Find every line in the records below that contains the word "code", and copy each such line.

*** Input rows

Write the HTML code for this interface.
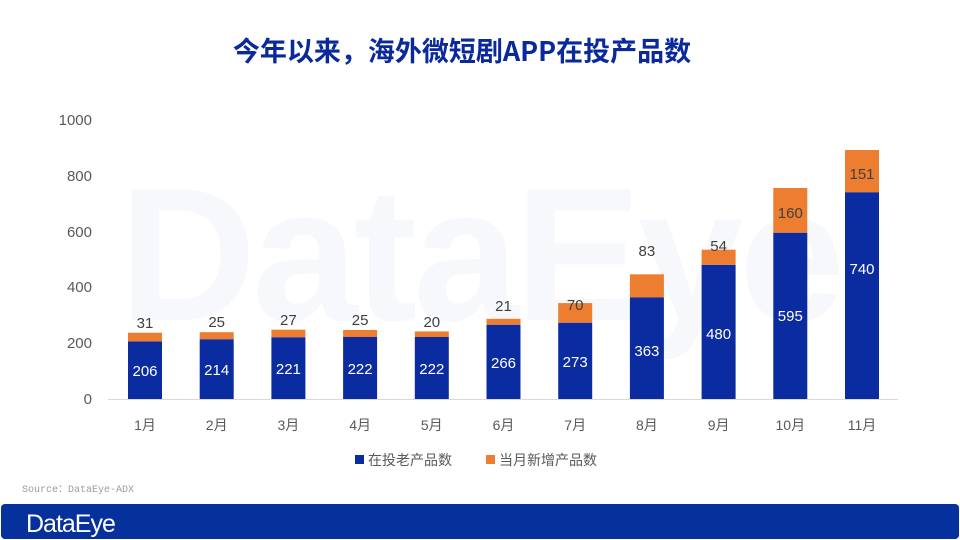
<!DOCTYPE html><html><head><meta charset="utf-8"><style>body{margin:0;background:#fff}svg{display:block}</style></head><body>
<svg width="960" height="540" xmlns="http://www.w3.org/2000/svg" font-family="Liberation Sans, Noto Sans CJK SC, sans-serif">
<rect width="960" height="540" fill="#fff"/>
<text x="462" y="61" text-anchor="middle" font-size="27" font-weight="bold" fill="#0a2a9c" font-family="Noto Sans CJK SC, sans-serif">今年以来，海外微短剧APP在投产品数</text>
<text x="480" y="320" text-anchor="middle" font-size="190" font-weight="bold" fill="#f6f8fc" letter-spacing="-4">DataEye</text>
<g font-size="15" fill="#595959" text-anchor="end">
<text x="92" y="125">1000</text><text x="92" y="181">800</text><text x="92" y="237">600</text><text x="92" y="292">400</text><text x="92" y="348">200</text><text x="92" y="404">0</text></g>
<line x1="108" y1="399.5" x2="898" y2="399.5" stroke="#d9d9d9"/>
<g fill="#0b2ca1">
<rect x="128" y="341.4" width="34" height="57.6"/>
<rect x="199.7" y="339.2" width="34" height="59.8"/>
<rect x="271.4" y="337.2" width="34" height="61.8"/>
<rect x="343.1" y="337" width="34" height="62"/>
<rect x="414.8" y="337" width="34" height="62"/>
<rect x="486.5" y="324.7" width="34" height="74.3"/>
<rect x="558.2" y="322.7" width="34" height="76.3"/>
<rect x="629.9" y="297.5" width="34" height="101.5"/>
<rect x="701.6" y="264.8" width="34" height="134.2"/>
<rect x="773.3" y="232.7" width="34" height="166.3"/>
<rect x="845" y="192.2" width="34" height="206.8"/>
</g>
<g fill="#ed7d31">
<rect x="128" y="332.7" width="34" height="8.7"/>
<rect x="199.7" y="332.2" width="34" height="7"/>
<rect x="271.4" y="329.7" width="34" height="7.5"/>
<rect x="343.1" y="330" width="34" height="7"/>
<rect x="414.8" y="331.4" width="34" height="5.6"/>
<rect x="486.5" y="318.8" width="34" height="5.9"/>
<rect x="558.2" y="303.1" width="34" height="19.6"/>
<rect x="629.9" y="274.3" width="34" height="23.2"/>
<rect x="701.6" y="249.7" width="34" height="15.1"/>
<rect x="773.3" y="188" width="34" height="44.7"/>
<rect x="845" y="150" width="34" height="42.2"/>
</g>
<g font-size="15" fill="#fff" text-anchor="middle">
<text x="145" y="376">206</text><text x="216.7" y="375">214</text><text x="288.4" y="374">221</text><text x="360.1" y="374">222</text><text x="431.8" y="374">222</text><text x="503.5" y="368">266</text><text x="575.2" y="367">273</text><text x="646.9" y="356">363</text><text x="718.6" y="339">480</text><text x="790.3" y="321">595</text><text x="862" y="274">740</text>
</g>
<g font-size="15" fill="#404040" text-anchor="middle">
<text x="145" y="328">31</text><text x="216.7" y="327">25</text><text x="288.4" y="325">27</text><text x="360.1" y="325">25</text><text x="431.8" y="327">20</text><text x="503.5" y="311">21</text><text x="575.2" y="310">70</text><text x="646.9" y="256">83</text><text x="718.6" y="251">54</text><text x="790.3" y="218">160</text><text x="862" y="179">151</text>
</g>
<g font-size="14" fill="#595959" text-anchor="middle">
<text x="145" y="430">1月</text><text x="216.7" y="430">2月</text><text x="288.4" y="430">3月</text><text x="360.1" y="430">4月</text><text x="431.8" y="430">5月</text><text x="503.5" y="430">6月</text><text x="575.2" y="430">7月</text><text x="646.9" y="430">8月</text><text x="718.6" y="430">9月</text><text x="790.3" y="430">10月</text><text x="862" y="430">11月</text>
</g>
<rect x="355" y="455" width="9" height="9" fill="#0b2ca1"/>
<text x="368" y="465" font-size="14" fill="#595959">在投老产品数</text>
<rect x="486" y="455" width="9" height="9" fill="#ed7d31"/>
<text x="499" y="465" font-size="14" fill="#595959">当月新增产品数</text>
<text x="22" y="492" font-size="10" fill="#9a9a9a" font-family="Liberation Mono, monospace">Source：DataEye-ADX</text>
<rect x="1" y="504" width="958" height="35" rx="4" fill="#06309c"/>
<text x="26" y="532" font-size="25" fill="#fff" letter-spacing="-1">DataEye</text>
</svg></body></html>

******
*** Input rows

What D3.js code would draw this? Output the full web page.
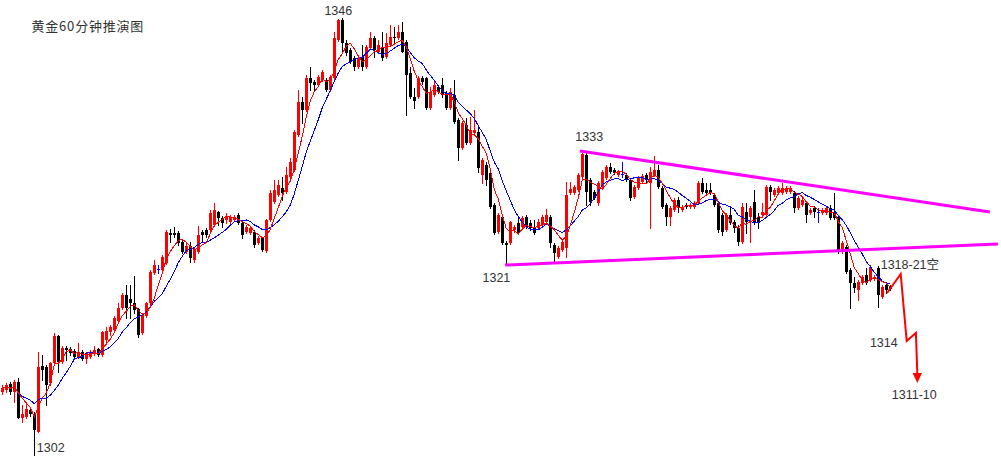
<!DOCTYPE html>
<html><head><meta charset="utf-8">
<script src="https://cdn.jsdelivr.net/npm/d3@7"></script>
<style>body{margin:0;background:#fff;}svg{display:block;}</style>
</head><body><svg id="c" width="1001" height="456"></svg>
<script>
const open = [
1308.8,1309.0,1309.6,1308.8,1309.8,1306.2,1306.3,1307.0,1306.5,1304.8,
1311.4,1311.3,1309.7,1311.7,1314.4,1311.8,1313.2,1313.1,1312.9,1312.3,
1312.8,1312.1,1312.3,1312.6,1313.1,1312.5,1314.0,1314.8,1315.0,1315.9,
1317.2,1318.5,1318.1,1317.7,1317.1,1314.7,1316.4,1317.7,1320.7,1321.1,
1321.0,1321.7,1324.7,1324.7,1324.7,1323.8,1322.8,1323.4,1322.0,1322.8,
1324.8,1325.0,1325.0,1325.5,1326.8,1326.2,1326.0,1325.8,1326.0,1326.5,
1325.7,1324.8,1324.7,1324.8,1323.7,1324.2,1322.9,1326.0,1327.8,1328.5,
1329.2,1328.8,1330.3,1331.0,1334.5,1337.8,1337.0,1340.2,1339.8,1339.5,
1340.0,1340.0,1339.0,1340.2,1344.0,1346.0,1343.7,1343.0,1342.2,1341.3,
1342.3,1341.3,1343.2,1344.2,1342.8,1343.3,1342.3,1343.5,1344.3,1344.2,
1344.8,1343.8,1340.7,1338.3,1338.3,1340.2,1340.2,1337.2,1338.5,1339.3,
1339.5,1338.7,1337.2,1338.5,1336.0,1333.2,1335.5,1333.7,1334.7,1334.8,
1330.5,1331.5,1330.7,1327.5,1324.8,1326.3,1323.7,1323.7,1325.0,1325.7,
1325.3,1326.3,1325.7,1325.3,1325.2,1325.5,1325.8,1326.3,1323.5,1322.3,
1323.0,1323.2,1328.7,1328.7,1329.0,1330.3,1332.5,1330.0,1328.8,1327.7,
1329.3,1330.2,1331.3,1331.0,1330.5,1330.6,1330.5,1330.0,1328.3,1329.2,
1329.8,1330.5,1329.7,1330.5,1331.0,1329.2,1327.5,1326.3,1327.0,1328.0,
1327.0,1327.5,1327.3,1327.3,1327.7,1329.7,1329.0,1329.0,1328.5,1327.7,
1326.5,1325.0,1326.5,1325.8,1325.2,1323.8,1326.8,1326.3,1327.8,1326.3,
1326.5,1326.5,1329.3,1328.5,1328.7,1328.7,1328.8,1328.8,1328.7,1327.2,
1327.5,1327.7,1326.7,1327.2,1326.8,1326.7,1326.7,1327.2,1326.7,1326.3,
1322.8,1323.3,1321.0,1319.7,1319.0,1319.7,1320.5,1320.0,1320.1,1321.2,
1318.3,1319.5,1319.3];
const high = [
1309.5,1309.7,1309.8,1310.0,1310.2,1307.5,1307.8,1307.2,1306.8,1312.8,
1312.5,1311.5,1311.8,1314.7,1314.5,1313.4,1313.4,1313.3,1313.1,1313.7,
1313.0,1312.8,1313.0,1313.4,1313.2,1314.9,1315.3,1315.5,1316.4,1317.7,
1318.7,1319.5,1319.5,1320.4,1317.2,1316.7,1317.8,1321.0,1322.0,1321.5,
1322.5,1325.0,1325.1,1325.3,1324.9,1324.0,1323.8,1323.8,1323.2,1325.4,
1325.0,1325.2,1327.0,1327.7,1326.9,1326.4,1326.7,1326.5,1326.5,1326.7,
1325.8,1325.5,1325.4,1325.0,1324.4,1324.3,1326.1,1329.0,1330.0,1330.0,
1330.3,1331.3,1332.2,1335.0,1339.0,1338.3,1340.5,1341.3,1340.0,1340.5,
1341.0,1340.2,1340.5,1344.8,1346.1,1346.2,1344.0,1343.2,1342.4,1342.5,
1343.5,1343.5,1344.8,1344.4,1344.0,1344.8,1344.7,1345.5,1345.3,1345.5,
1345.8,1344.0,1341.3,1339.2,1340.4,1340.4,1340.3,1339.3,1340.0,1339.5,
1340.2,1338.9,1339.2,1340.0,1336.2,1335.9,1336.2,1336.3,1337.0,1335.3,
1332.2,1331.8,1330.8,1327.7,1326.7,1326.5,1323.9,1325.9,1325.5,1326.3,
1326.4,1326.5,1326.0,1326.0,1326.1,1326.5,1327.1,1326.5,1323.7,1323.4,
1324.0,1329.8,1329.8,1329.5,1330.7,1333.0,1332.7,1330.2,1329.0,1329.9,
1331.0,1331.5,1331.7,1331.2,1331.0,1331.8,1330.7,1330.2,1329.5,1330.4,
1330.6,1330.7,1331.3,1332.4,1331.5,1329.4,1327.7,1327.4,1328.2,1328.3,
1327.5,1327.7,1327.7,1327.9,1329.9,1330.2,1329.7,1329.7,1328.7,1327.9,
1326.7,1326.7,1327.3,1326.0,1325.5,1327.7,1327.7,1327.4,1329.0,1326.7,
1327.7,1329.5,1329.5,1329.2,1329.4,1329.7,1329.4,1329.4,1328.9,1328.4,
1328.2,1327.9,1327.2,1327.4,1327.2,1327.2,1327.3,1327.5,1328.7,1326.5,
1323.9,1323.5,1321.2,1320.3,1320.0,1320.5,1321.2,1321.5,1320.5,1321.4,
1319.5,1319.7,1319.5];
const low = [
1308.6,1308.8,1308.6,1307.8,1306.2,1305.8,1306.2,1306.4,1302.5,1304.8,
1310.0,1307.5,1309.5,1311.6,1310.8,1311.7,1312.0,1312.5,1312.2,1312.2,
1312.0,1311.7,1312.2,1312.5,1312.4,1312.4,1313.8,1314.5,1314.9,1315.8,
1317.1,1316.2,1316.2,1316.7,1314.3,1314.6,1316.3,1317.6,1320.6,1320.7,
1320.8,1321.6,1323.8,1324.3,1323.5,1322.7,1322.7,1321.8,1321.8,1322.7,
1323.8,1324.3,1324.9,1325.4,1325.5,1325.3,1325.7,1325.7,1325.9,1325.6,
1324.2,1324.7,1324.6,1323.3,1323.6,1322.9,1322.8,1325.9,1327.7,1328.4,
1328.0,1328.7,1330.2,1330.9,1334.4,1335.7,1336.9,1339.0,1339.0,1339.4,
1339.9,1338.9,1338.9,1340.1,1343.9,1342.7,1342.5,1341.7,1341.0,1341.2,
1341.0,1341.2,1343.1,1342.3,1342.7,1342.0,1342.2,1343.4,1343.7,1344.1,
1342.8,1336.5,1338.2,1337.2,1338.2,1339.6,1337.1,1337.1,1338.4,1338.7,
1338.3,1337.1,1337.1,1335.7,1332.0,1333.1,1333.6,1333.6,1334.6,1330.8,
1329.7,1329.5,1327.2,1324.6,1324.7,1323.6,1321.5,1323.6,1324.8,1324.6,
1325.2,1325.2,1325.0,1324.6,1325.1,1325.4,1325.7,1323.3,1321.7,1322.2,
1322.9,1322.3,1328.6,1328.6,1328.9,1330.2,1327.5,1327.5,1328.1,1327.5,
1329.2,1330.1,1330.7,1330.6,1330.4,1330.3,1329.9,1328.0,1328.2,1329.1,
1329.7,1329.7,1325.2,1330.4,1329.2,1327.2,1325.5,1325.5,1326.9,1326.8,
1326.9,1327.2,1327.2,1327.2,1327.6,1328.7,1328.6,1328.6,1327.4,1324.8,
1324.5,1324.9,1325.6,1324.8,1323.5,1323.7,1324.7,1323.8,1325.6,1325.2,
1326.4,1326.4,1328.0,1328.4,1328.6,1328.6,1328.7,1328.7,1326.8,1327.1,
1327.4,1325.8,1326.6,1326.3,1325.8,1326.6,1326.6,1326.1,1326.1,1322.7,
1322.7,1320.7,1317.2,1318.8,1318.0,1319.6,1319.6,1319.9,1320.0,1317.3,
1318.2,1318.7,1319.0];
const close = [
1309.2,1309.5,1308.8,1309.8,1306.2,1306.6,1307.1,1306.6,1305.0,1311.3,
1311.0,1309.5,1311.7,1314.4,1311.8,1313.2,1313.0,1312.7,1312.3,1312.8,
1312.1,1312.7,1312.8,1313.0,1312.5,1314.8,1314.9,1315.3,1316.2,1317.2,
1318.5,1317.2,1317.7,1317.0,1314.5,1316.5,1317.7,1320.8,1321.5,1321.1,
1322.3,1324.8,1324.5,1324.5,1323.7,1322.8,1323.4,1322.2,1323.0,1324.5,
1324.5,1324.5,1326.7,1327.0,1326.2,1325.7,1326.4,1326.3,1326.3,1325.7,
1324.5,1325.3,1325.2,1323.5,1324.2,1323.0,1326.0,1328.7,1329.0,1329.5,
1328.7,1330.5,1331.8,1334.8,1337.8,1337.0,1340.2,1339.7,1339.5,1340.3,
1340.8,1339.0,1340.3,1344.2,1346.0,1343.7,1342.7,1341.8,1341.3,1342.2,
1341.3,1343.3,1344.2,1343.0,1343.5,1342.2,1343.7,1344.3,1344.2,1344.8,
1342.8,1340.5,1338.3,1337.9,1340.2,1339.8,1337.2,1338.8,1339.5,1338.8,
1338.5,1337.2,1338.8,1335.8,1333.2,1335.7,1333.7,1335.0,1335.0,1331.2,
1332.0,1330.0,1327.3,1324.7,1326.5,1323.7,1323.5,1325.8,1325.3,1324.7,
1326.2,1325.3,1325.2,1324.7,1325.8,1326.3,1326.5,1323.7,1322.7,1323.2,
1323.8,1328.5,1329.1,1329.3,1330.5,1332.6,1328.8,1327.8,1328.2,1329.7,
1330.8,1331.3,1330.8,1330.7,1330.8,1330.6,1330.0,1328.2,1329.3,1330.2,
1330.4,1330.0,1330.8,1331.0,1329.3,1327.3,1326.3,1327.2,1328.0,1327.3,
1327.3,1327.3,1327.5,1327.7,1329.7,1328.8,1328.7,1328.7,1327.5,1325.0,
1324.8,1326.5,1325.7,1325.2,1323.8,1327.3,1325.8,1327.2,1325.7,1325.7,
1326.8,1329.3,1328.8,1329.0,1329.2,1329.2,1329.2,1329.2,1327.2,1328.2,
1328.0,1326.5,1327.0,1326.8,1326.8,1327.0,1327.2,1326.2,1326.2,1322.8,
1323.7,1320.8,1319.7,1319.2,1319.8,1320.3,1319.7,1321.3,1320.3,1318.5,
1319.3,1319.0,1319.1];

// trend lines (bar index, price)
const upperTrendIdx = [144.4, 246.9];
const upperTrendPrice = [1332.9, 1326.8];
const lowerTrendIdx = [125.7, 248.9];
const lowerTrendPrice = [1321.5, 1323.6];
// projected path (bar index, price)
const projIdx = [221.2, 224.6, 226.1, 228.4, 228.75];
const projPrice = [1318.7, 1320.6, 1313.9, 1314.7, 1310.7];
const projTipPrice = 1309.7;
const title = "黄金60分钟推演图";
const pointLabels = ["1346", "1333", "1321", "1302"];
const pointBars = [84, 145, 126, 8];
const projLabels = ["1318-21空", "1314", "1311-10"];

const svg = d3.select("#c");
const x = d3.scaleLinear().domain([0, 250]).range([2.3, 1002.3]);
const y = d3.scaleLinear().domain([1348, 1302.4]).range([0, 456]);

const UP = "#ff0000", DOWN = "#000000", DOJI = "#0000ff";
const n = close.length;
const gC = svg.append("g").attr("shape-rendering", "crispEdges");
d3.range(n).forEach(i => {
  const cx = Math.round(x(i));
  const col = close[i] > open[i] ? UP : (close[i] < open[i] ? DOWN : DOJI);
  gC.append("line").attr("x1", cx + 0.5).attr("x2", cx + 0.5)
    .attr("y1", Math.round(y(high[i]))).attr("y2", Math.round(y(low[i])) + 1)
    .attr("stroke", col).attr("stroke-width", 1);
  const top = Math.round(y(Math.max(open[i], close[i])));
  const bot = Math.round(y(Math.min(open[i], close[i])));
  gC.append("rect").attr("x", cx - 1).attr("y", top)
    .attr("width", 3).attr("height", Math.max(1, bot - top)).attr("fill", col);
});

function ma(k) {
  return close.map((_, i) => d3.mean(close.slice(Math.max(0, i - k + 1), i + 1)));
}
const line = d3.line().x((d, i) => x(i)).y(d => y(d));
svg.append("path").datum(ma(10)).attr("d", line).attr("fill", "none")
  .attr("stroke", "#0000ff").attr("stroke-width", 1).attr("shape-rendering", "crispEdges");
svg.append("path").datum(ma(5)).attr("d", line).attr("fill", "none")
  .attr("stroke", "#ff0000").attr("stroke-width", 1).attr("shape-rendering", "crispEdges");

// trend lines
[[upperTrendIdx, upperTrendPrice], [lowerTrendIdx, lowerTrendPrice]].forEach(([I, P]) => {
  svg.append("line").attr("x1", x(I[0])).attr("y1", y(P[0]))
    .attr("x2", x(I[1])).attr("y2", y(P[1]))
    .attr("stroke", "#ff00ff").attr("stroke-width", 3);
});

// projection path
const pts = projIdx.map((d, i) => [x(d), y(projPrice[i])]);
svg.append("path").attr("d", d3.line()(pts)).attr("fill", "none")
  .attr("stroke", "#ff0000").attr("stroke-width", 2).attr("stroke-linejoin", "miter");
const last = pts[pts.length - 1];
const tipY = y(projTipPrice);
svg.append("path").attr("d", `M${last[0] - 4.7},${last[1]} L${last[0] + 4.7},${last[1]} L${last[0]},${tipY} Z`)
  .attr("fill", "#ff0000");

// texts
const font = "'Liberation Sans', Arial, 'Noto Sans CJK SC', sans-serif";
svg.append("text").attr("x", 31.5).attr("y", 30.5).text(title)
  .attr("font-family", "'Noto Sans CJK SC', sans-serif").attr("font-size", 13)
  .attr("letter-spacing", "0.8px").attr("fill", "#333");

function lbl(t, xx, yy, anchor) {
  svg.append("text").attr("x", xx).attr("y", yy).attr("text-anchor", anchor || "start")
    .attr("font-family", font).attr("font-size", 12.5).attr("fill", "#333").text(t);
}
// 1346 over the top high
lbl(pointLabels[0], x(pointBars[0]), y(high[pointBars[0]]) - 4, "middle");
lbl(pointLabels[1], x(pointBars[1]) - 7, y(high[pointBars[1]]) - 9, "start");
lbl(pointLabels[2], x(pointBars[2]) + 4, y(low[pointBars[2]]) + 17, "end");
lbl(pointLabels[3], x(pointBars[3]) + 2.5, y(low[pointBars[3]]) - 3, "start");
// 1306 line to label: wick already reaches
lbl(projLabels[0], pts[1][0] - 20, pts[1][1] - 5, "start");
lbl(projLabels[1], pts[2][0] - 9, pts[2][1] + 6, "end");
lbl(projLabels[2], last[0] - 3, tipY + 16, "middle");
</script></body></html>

******

Written reply:
Write the HTML code for this interface.
What D3.js code would draw this? Output the full web page.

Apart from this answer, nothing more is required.